◆ **Task goal**
Which lines in the records below contain the word "Write"? Copy each of them.

◆ **Data lines**

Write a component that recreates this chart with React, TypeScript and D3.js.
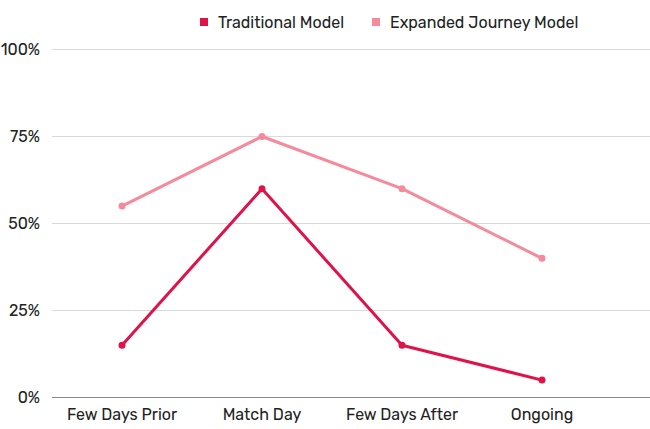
import React from "react";
import * as d3 from "d3";

const categories = ["Few Days Prior", "Match Day", "Few Days After", "Ongoing"];
const traditional = [15, 60, 15, 5];
const expanded = [55, 75, 60, 40];
const yTicks = [0, 25, 50, 75, 100];
const seriesNames = ["Traditional Model", "Expanded Journey Model"];
const colors = ["#e0124a", "#f48a9c"];

export default function App() {
  const W = 650, H = 429;
  const x = d3.scaleBand().domain(categories).range([52, 612]);
  const y = d3.scaleLinear().domain([0, 100]).range([397.5, 49.5]);
  const line = d3.line<number>().x((_, i) => x(categories[i])! + x.bandwidth() / 2).y((d) => y(d));
  const font = "Rubik, Inter, 'Noto Sans', sans-serif";
  const series = [traditional, expanded];
  return (
    <svg width={W} height={H} style={{ position: "absolute", left: 0, top: 0, background: "#fff" }} fontFamily={font}>
      {yTicks.map((t) => (
        <g key={t}>
          <line x1={52} x2={650} y1={y(t)} y2={y(t)} stroke={t === 0 ? "#888" : "#d9d9d9"} strokeWidth={1} />
          <text x={40} y={y(t)} dy="0.35em" textAnchor="end" fontSize={16} fill="#222">{t}%</text>
        </g>
      ))}
      {categories.map((c) => (
        <text key={c} x={x(c)! + x.bandwidth() / 2} y={420} textAnchor="middle" fontSize={16} fill="#222">{c}</text>
      ))}
      {[1, 0].map((si) => (
        <g key={si}>
          <path d={line(series[si])!} fill="none" stroke={colors[si]} strokeWidth={3} strokeLinejoin="round" />
          {series[si].map((v, i) => (
            <circle key={i} cx={x(categories[i])! + x.bandwidth() / 2} cy={y(v)} r={3.5} fill={colors[si]} />
          ))}
        </g>
      ))}
      {seriesNames.map((n, i) => {
        const lx = i === 0 ? 200 : 372;
        return (
          <g key={n}>
            <rect x={lx} y={18} width={8} height={8} fill={colors[i]} />
            <text x={lx + 18} y={22} dy="0.35em" fontSize={16} fill="#222">{n}</text>
          </g>
        );
      })}
    </svg>
  );
}
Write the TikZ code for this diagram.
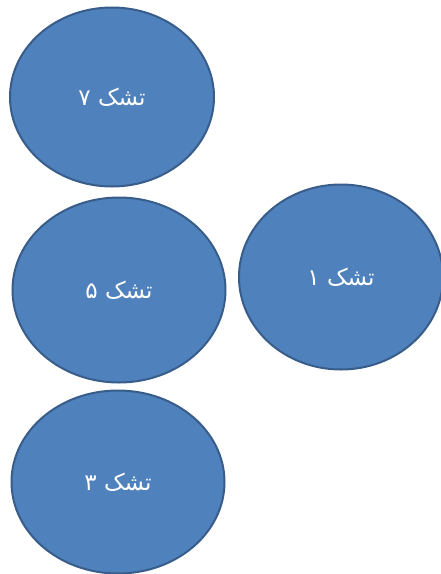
\documentclass[tikz,border=0pt]{standalone}
\usepackage{fontspec}
\usetikzlibrary{shapes.geometric}
\TeXXeTstate=1
\newfontfamily\arabicfont[Script=Arabic]{DejaVu Sans}
\definecolor{mat}{HTML}{4F81BD}
\definecolor{matedge}{HTML}{385D8A}

\begin{document}
\begin{tikzpicture}[x=1pt,y=-1pt,
    mattress/.style={ellipse,draw=matedge,fill=mat,line width=2pt,
                     inner sep=0pt,text=white,
                     font=\arabicfont\fontsize{23}{27}\selectfont}]
    \useasboundingbox (0,0) rectangle (441,574);
    \node[mattress,minimum width=204pt,minimum height=179pt]
      (tashak7) at (112,97) {\beginR تشک ۷\endR};
    \node[mattress,minimum width=213pt,minimum height=185pt]
      (tashak5) at (119,290) {\beginR تشک ۵\endR};
    \node[mattress,minimum width=204pt,minimum height=185pt]
      (tashak1) at (341,277) {\beginR تشک ۱\endR};
    \node[mattress,minimum width=213pt,minimum height=183pt]
      (tashak3) at (118,482) {\beginR تشک ۳\endR};
  \end{tikzpicture}
\end{document}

◆ **Finished answer**
Write a component that recreates this chart with React, TypeScript and D3.js.
Write the TikZ code for this diagram.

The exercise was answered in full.